How I cope with a sudden electricity problem at Howard Mesa.
About a month ago, Mike and I took care of a water problem at Howard Mesa (detailed in another blog entry). In doing that, we used the water pump hooked up to the camper to flush a bunch of water down the septic system. I think that overuse of the water pump may have been what triggered a new problem.
The problem is this: In the morning, after turning on the light and the stereo in the camper and running the water a bit, I would get a “Low DC” message on the refrigerator’s control panel. The refrigerator does not run off the battery. It uses gas. But it evidently needs some amount of electricity to operate. When the battery’s power level falls below 10 volts, the refrigerator tells me it’s time to start turning things off.
This doesn’t make any sense to me. I’ve been living in the camper every other week, while working at the Grand Canyon, since April. The solar panel on the roof has done an excellent job of keeping the two batteries charged. I never had any indication of a low battery.
Until the day after we used the water pump for so long.
Mike thinks the extra electricity use discharged the batteries and the solar cell has not been able to bring them back up to full charge.
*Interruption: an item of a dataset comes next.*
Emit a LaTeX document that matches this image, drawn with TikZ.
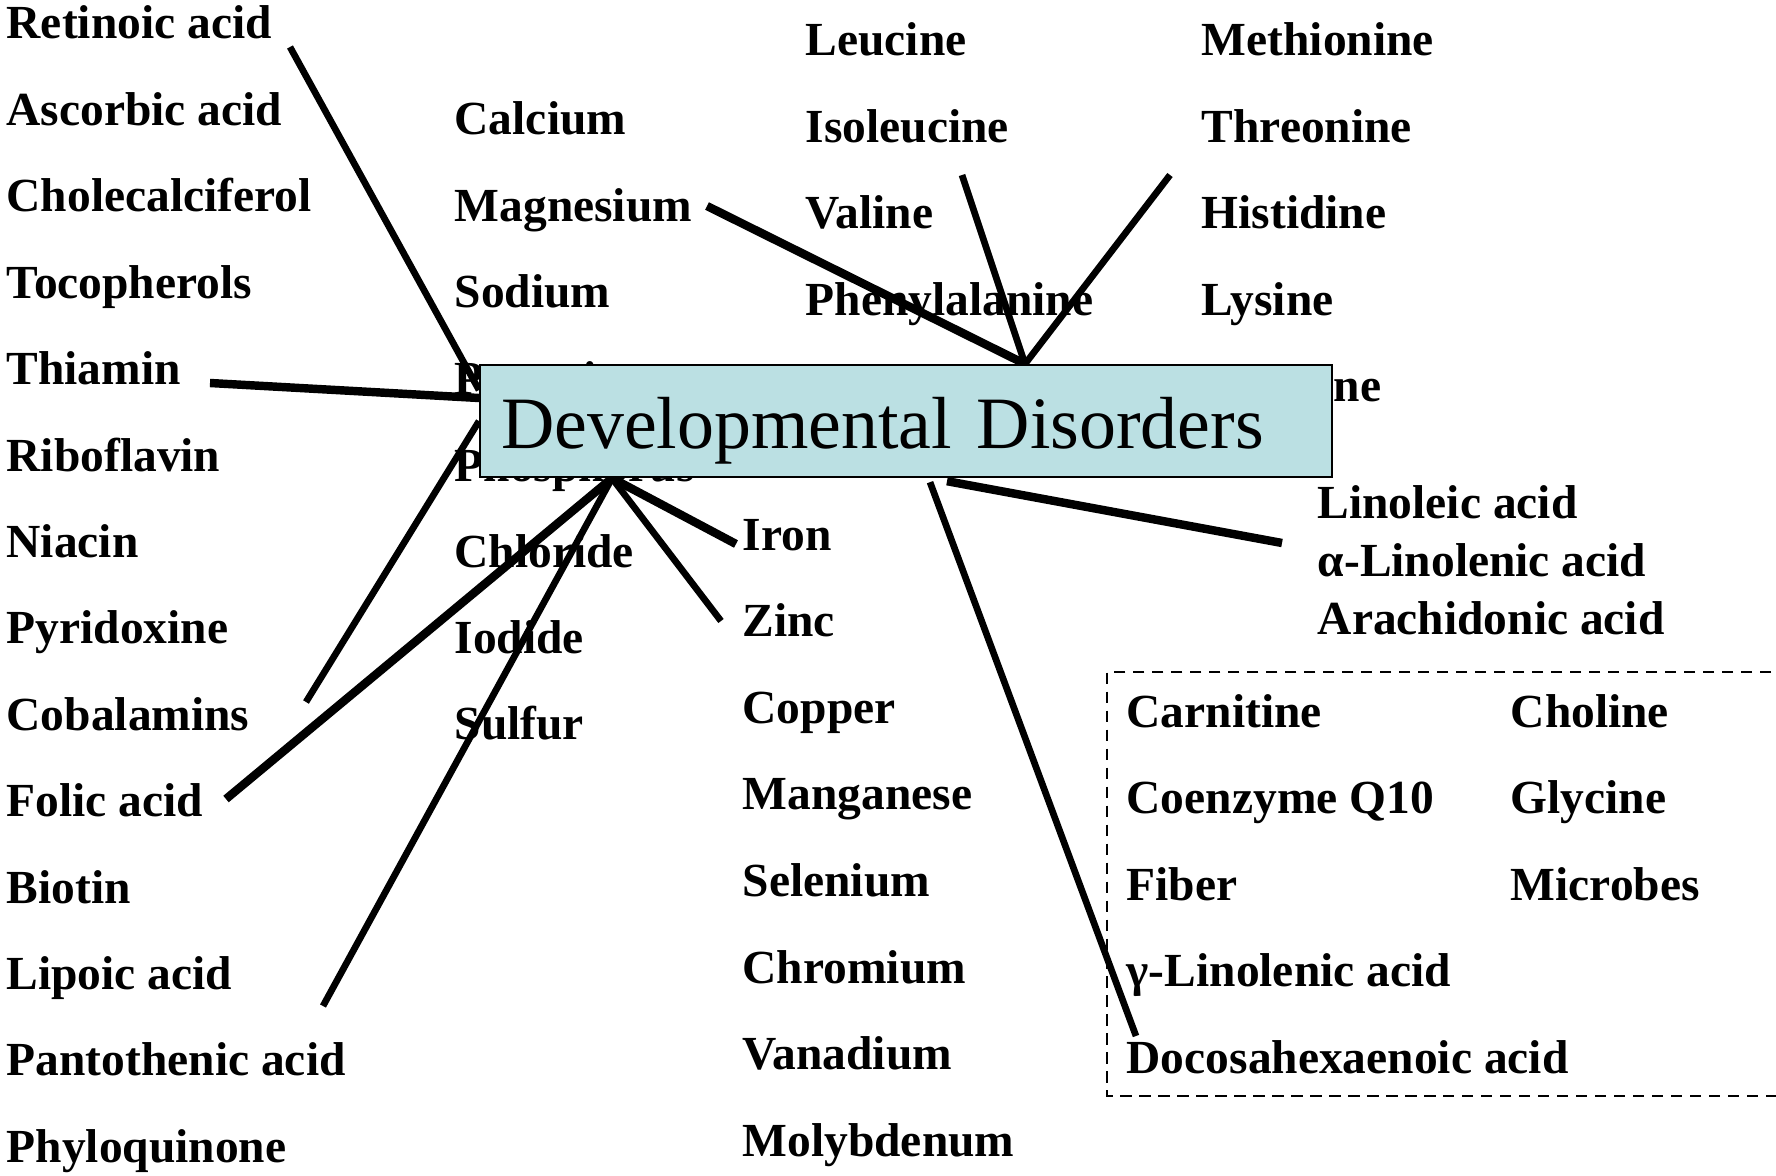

But the solar panels have full sunshine almost every day when I’m not around running the stereo or turning on the lights. Actually, they get a whole week of charging time without me around to discharge anything. I even shut off the fridge and turned off the power one week. I think the batteries have gone bad and they’re simply not holding a charge. Of course, since I can’t prove that and the batteries are less than two years old, I must be wrong.
The solution, according to Mike, was to buy a generator and hook that up to the camper. So we went to Lowes and bought a 1,000-watt “portable” generator. We loaded it into the helicopter’s passenger seat (if Frank Robinson saw that, he’d probably have a canary) and strapped it in with the seat belt (like a 50-lb squat box is going to shift in flight). I flew it to Howard Mesa, lugged it into position behind the camper, and fired it up.
It was easy to start. It reminded me of the old days when I used to mow the lawn. You know, that pull cord thing. There’s a trick to starting it, but I learned that trick when I got my GoPed, so I was all set.
Although it was advertised as quiet, I’m not sure what they’re comparing it to. Yes, it’s quieter than a Bell 206L helicopter. But it’s considerably louder than the sound of the wind through the trees, which is the only other sound I have to deal with here at Howard Mesa.
It vibrates. It vibrates so much that the power cord that connected it to the camper kept falling out. I had to use bungee cords to hold it in.
But when it’s running and plugged in, I can use all the electricity I want and I don’t get any flashing warnings from the Fridge.
It won’t run the microwave. Whatever rocket scientist thought a camper needed a 1450-watt microwave was gravely mistaken. A 700-watt microwave would have done the job nicely. And the generator would have run it (if I turned everything else off and cooked in the dark).
This morning, I really put it to the test. When I woke up, it was 38° F outside and 45° F inside. Not the kind of indoor climate conducive to showering. And when I turned on the light and the stereo, the refrigerator started flashing. So I put my sweatpants on over my long johns (which I wear to bed here) and threw a sweatshirt over my nightshirt. I went outside, fired up the new generator, plugged it in, and fastened the bungee cords. Then I went inside and turned on the heat. The heat isn’t electric either — it’s gas. But its fan is electric and I knew it would suck the batteries dry within minutes.
The place warmed up nicely. And I couldn’t even hear the generator because the heater made so much noise it drowned out the sound. I had my coffee and took a nice, hot shower. It was pleasant. Until the carbon monoxide detector went off. I guess I shouldn’t have placed the generator with it’s tiny exhaust pipe facing the camper. I had to leave the camper door open when I left for the day because I was worried that the constant beep-beep of the carbon monoxide detector would drain the batteries as quickly as the solar cells filled them.
I finished work at sunset today and raced to Three-Niner-Lima. I was airborne within 10 minutes. I had a great 20-knot tailwind. I made record time getting back to Howard Mesa, but it was still pretty dark when I arrived. (I couldn’t check the windsock from the air because I couldn’t find it. Another 15 minutes and I wouldn’t have found the trailer.) I moved the generator to the front of the camper, so I wouldn’t have to walk so far in 30+° weather in the morning. And, hopefully, I wouldn’t have to listen to the carbon monoxide detector.
As I type this, I’m sitting on my sofa, listening to the stereo. The light is on. The heater has just gone off automatically — it reached its 65° setting. The generator is outside, about 10 feet away. I can hear it humming away. I think I’ll raise the heat so I can listen to that instead.
But at least the refrigerator is happy.